ジャガーXJシリーズの2013年モデルに、新たなエンジンが加わった。2.0L直4直噴ターボ(240ps)と3.0L・V6型+スーパーチャージャー(340ps)である。そのインプレッションをお届けしよう。
全長5135mm×全幅1900mm×全高1455mm。これがジャガーXJのボディのディメンションである。この堂々としたサイズはまさにフルサイズのプレミアムサルーンだ。3mを超えるホイールベースを含め、ショーファードリブンともなる高速クルーザーであることは明白だ。

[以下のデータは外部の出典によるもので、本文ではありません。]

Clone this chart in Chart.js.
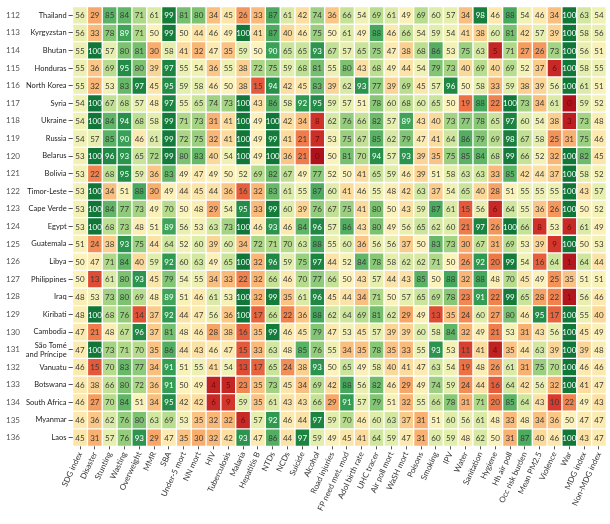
<!DOCTYPE html>
<html>
<head>
<meta charset="utf-8">
<script src="https://cdn.jsdelivr.net/npm/chart.js@4.4.1/dist/chart.umd.min.js"></script>
<style>
html, body { margin: 0; padding: 0; background: #fff; }
</style>
</head>
<body>
<canvas id="chart_heat" width="610" height="524"></canvas>
<script>
// rank numbers and countries, top to bottom
var rowNumbers = [112, 113, 114, 115, 116, 117, 118, 119, 120, 121, 122, 123, 124, 125, 126, 127, 128, 129, 130, 131, 132, 133, 134, 135, 136];
var countries = ["Thailand", "Kyrgyzstan", "Bhutan", "Honduras", "North Korea", "Syria", "Ukraine", "Russia", "Belarus", "Bolivia",
    "Timor-Leste", "Cape Verde", "Egypt", "Guatemala", "Libya", "Philippines", "Iraq", "Kiribati", "Cambodia",
    ["São Tomé", "and Príncipe"], "Vanuatu", "Botswana", "South Africa", "Myanmar", "Laos"];
// indicators, left to right
var indicators = ["SDG index", "Disaster", "Stunting", "Wasting", "Overweight", "MMR", "SBA", "Under-5 mort", "NN mort", "HIV",
    "Tuberculosis", "Malaria", "Hepatitis B", "NTDs", "NCDs", "Suicide", "Alcohol", "Road injuries", "FP need met, mod",
    "Adol birth rate", "UHC tracer", "Air poll mort", "WaSH mort", "Poisons", "Smoking", "IPV", "Water", "Sanitation",
    "Hygiene", "Hh air poll", "Occ risk burden", "Mean PM2.5", "Violence", "War", "MDG index", "Non-MDG index"];

// scores per country (0-100)
var thailand   = [56,29,85,84,71,61,99,81,80,34,45,26,33,87,61,42,74,36,66,54,69,61,49,69,60,57,34,98,46,88,54,46,34,100,63,54];
var kyrgyzstan = [56,33,78,89,71,50,99,50,44,46,49,100,41,87,40,46,75,50,61,49,88,46,66,54,59,54,41,38,60,81,42,57,39,100,58,56];
var bhutan     = [55,100,57,80,81,30,58,41,32,47,35,59,50,90,65,65,93,67,57,65,75,47,38,68,86,53,75,63,5,71,27,26,73,100,56,51];
var honduras   = [55,36,69,95,80,39,97,55,54,36,55,38,72,75,59,68,81,55,80,43,68,49,44,54,79,73,40,69,40,69,52,37,6,100,58,55];
var northKorea = [55,32,53,83,97,45,95,59,58,46,50,38,15,94,42,45,83,39,62,93,77,39,69,45,57,96,50,58,33,59,38,39,56,100,61,51];
var syria      = [54,100,67,68,57,48,97,55,65,74,73,100,43,86,58,92,95,59,57,51,78,60,68,60,65,50,19,88,22,100,73,34,61,0,59,52];
var ukraine    = [54,100,84,94,68,58,99,71,73,31,41,100,49,100,42,34,8,62,76,66,82,57,89,43,40,73,77,78,65,97,60,54,38,3,73,48];
var russia     = [54,57,85,90,46,61,99,72,75,32,41,100,49,99,41,21,7,53,75,67,85,62,79,47,41,64,86,79,69,98,67,58,25,31,75,46];
var belarus    = [53,100,96,93,65,72,99,80,83,40,54,100,49,100,36,21,0,50,81,70,94,57,93,39,35,75,85,84,68,99,66,52,32,100,82,45];
var bolivia    = [53,22,68,95,59,36,83,49,47,49,50,52,69,82,67,49,77,52,50,41,65,59,46,39,51,58,63,63,33,85,42,44,37,100,58,52];
var timorLeste = [53,100,34,51,88,30,49,44,45,44,36,16,32,83,61,55,87,60,41,46,55,48,42,63,37,54,65,40,28,51,55,55,55,100,43,57];
var capeVerde  = [53,100,84,77,73,49,70,50,48,29,54,95,33,99,60,39,76,67,75,41,80,50,43,59,87,61,15,56,6,64,55,36,26,100,50,52];
var egypt      = [53,100,68,73,48,51,89,56,53,63,73,100,46,93,46,84,96,57,86,43,80,49,56,65,62,60,21,97,26,100,66,8,53,6,61,49];
var guatemala  = [51,24,38,93,75,44,64,52,60,39,60,34,72,71,70,63,88,55,60,36,56,56,37,50,83,73,30,67,31,69,53,39,9,100,50,53];
var libya      = [50,47,71,84,40,59,92,60,63,49,65,100,32,96,59,75,97,44,52,84,78,58,62,62,71,50,26,92,20,99,54,16,64,1,64,44];
var philippines= [50,13,61,80,93,45,79,54,55,34,33,22,32,66,46,70,77,66,50,43,57,44,43,85,50,88,32,88,48,70,45,49,25,35,51,51];
var iraq       = [48,53,73,80,69,48,89,51,46,61,53,100,32,99,35,61,96,45,44,34,71,50,57,65,69,78,23,91,22,99,65,28,22,1,56,46];
var kiribati   = [48,100,68,76,14,37,92,44,47,56,36,100,17,66,22,36,88,62,64,69,81,62,29,49,13,35,24,60,27,80,46,95,17,100,55,40];
var cambodia   = [47,21,48,67,96,37,81,48,46,28,38,16,35,99,46,45,79,47,53,45,57,39,39,60,58,84,32,49,21,53,31,43,56,100,45,49];
var saoTome    = [47,100,73,71,70,35,86,44,43,46,47,15,33,63,48,85,76,55,34,35,78,35,33,55,93,53,11,41,4,35,44,63,39,100,39,48];
var vanuatu    = [46,15,70,83,77,34,91,51,55,41,54,13,17,65,24,38,93,50,65,49,58,40,41,47,63,54,19,48,26,61,31,75,70,100,46,46];
var botswana   = [46,38,66,80,72,36,91,50,49,4,5,23,35,73,45,34,69,42,88,56,82,46,29,49,74,59,24,44,16,64,42,56,32,100,41,47];
var southAfrica= [46,27,70,84,51,34,95,42,42,6,9,59,35,61,43,43,66,29,91,57,79,51,32,55,66,78,31,71,20,85,64,43,10,22,49,43];
var myanmar    = [46,36,62,76,80,63,69,53,35,32,32,6,57,92,46,44,97,59,70,46,60,63,37,31,51,60,56,61,48,33,48,34,36,50,47,47];
var laos       = [45,31,57,76,93,29,47,35,30,32,42,93,47,86,44,97,59,49,45,41,64,59,47,31,60,59,48,62,50,31,87,40,46,100,43,47];

var scoreRows = [thailand, kyrgyzstan, bhutan, honduras, northKorea, syria, ukraine, russia, belarus, bolivia, timorLeste,
    capeVerde, egypt, guatemala, libya, philippines, iraq, kiribati, cambodia, saoTome, vanuatu, botswana, southAfrica,
    myanmar, laos];

//----------------------------------------------------------------------------------------------------------------------------
// colour ramp red -> yellow -> green
//----------------------------------------------------------------------------------------------------------------------------
var rampStops = ["#b0121c", "#d73a2c", "#ee7746", "#f8ad6c", "#fbd999", "#fbf3bb", "#dfedaa", "#b5db8b", "#7cc271", "#38a157", "#107738"];

function hexToRgb(h) {
    return [parseInt(h.substr(1, 2), 16), parseInt(h.substr(3, 2), 16), parseInt(h.substr(5, 2), 16)];
}

function ScoreColour(v) {
    var t = Math.max(0, Math.min(100, v)) / 10;
    var i = Math.min(9, Math.floor(t));
    var f = t - i;
    var a = hexToRgb(rampStops[i]), b = hexToRgb(rampStops[i + 1]);
    var c = a.map(function (x, k) { return Math.round(x + (b[k] - x) * f); });
    return "rgb(" + c.join(",") + ")";
}

function TextColour(v) {
    if (v >= 89) { return "#ffffff"; }
    if (v < 10) { return "#6e0a0a"; }
    return "#3a3a3a";
}

// one tick per row, at the row centre
function RowTicks(scale) {
    scale.ticks = rowNumbers.map(function (n, i) { return { value: i }; });
}

// numbers inside each cell
var cellLabels = {
    id: "cellLabels",
    afterDatasetsDraw: function (chart) {
        var ctx = chart.ctx;
        ctx.save();
        ctx.font = "8px Lato";
        ctx.textAlign = "center";
        ctx.textBaseline = "middle";
        chart.data.datasets.forEach(function (ds, i) {
            var meta = chart.getDatasetMeta(i);
            meta.data.forEach(function (bar, j) {
                var v = ds.scores[j];
                ctx.fillStyle = TextColour(v);
                ctx.fillText(String(v), bar.x, (bar.y + bar.base) / 2 + 0.5);
            });
        });
        ctx.restore();
    }
};

function DrawHeatmap() {
    var datasets = scoreRows.map(function (row, r) {
        return {
            label: rowNumbers[r],
            scores: row,
            data: row.map(function () { return [r - 0.5, r + 0.5]; }),
            backgroundColor: row.map(ScoreColour),
            borderColor: "#ffffff",
            borderWidth: 1,
            borderSkipped: false,
            grouped: false,
            barPercentage: 1,
            categoryPercentage: 1
        };
    });

    new Chart(document.getElementById("chart_heat"), {
        type: "bar",
        data: { labels: indicators, datasets: datasets },
        plugins: [cellLabels],
        options: {
            responsive: false,
            animation: false,
            layout: { padding: { top: 3.6, right: 3.6, left: 6, bottom: 0 } },
            plugins: { legend: { display: false }, tooltip: { enabled: false } },
            scales: {
                x: {
                    grid: { display: true, drawOnChartArea: false, offset: false, tickLength: 3, color: "#555" },
                    border: { display: false },
                    ticks: {
                        autoSkip: false, minRotation: 65, maxRotation: 65, padding: 1,
                        color: "#333", font: { family: "Lato", size: 8 }
                    },
                    afterFit: function (s) { s.height = 77.6; }
                },
                y: {
                    min: -0.5, max: 24.5, reverse: true,
                    afterBuildTicks: RowTicks,
                    grid: { display: true, drawOnChartArea: false, tickLength: 4, color: "#555" },
                    border: { display: false },
                    ticks: {
                        autoSkip: false, padding: 2,
                        color: "#222", font: { family: "Lato", size: 7.5 },
                        callback: function (v) { return countries[v]; }
                    },
                    afterFit: function (s) { s.width = 50; }
                },
                yNum: {
                    position: "left", weight: 5,
                    min: -0.5, max: 24.5, reverse: true,
                    afterBuildTicks: RowTicks,
                    grid: { display: false },
                    border: { display: false },
                    ticks: {
                        autoSkip: false, crossAlign: "far", padding: 0,
                        color: "#555", font: { family: "Lato", size: 8 },
                        callback: function (v) { return rowNumbers[v]; }
                    },
                    afterFit: function (s) { s.width = 16.6; }
                }
            }
        }
    });
}

DrawHeatmap();
</script>
</body>
</html>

そんな性格ゆえ、これまでこのクルマには5.0L V8型という大排気量エンジンが搭載されてきた。大排気量ユニット特有の大トルクがフル・サイズサルーンを軽々と前へ押し出す。特にスーパーチャージャーで過給された510psバージョンなどはもはやサルーンの領域を超えスポーツカーライクな領域まで到達する。ジャガー本来のハンドリングと相まって、かなりのモンスターマシンと化していた。およそ1年半前、ポルトガルのサーキットでそれを試したが、高速コーナーからヘアピンまで想像以上のアグレッシブな走りに感激した。
そんなXJシリーズの2013年モデルに、新たなエンジンが加わった。2.0L直4直噴ターボ(240ps)と3.0L V6型+スーパーチャージャー(340ps)である。前者はレンジローバー・イヴォークに積まれるものと同じ。よって、フォード・エクスプローラーのエコブーストやボルボXC60にも採用されている。生産はスペインのバルセロナにあるフォードのエンジン工場。そこから英国の組立て工場へ供給される。
3.0L V6型はXFに搭載されてきた既存のV6型ではない。5.0L・V8型から2つのシリンダーをカットしたものだ。つまり、こちらは自社製。もちろん、排気量からしてボア×ストロークを変更しているのはいわずもがな。クルマの適正を鑑みて3.0Lという排気量に着地したと考えられる。
では、なぜ彼らはこうしたエンジンのラインアップに踏み切ったのか。
それは自動車メーカーの世界的な潮流を見ればわかる。今日、どんなメーカーもエコを前提としたパワートレーンの高効率化が叫ばれている。で、その中でもエンジンのダウンサイジングはトレンド。フィアット・パワートレーン・テクノロジーズ社が開発した2気筒のツインエアを見ればわかるように、各カテゴリーで遂行されている。
ただ、ジャガーがそれに踏み切った理由はそれだけじゃない。彼らはこうしたダウンサイジングされたエンジンでもジャガーの走りが体感できると確信したからだ。で、それに大きく貢献したのがオールアルミボディだ。2003年型ジャガーXJ(X350)から彼らはその技術を採用しているが、この堅牢かつ軽量なボディ構造が今回のダウンサイジングで大きな効果を生み出している。実際、ライバルと比べるとわかるが、車両重量は150kg以上軽い。それにエンジン自体の重量も減るのだから見た目以上に軽快な走りができるのだ。
ならば実際に走ってそれは感じるのか?
まず、結論からすると想像以上の走りであった。出だしからスーッと出る感覚に違和感はないし、そのままアクセルに対するリニアな加速も体感できた。高速域でもそうだ。今回の試乗コースは第2東名高速を使用したが、そこでの加速も不満はない。ATモードでもOKだし、マニュアル操作で4、5、6速あたりをうまく使えばきれいに加速する。走行中、「本当に4気筒だっけ」と疑問を持ったほどだ。ちなみに、2013年モデルからトランスミッションは8速ATへと進化した。6〜8速はオーバードライブ的なギヤ比だが、その辺を効果的に使うと好燃費が期待できそうだ。
もちろん、こうした走りの印象は2.0L・直4エンジンということを前提としている。5.0L V8型の加速と比べて遜色がないという話ではないのであしからず。追い越し加速でガンと踏んだときの反応がものすごいということではない。一テンポ空くのは致し方ないだろう。が、それも20分も走れば許容できるものと判断できるはずだ。
そんな4気筒モデルだが、新型V6モデルを含め今回のエンジンラインアップの追加はどれがいいというのが論点ではない。今ジャガーというブランドがこれだけ多くのニーズにしっかり応えているというところがポイントだ。それは技術力の高さをアピールするものであり、ブランドの価値を高めるものである。エコを前提とする次世代を見据えた彼らの動向に、大きな期待ができそうだ。